Dubbed Kunpeng 920, the new chip is specially designed for servers that handle huge data from smartphones, video and other network services. The initiative is an integral part of the "Made in China 2025" project that aims to indigenously built products in telecom, robotics and other fields. Based on the ARM system typically used in smartphones and distributed computing, the chip reportedly competes with traditional industry leaders like Intel Corporation (INTC - Free Report) , Advanced Micro Devices, Inc. (AMD - Free Report) and NVIDIA Corporation (NVDA - Free Report) . However, management refuted claims that the new product is in direct competition with Intel, which had been a strategic supplier for Huawei for years.

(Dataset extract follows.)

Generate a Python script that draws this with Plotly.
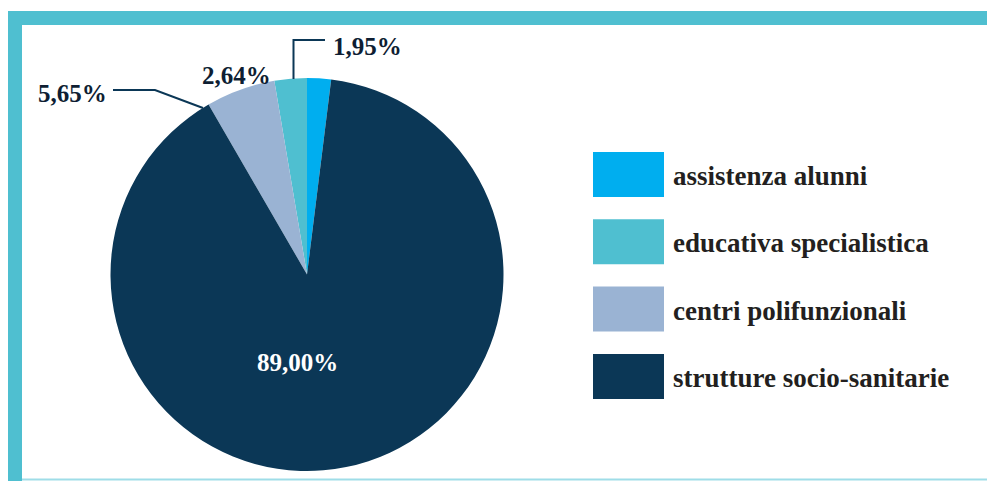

Meanwhile, Huawei is likely to record annual sales of more than $100 billion across the globe despite widespread sanctions and trade restrictions in various countries. Time and again, the U.S. administration has asked federal agencies to abstain from using China's ZTE and Huawei products over perceived risk of espionage. The Pentagon has also banned the sale of smartphones from these manufacturers from all military establishments. The U.S. officials had even reached out to allied countries to persuade them to refrain from using Huawei telecom equipment, accusing it of sophisticated and intensified cyberattacks to siphon off data for possible collection and analysis.

Although the underlying issue is cited to be related to national security concerns, the bone of contention perhaps stems from an innate desire between the two warring nations to claim dominance in cutting-edge technologies and the next generation of wireless services.

Relations between the United States and China were further strained when Meng Wanzhou, the chief financial officer of Huawei, was arrested in Canada over potential violations of sanctions on Iran. Serving as the deputy chairwoman of the management board, Meng is the daughter of the founder of Huawei. Consequently, the detention and eventual arrest of such a high-profile business tycoon rattled the markets and put the political environment on high alert.

Although Meng has been granted bail, the matter remained a potboiler as she faced probable extradition to the United States. The Sino-American tensions elicited strong protests from China against the perceived undemocratic act and threatened to derail the 90-day truce offer to initiate negotiations related to the tariff war. However, officials from both countries have reportedly initiated trade talks to ease the tariff restrictions imposed on each other.

Meanwhile, after a series of accusations of being a security threat, Huawei has hit back at its detractors asking them to prove the allegations. The leading Chinese telecom manufacturer has faced roadblocks across several countries, denting the company’s global ambitions. It seems that Huawei will now aim to counter these charges as the 5G race heats up.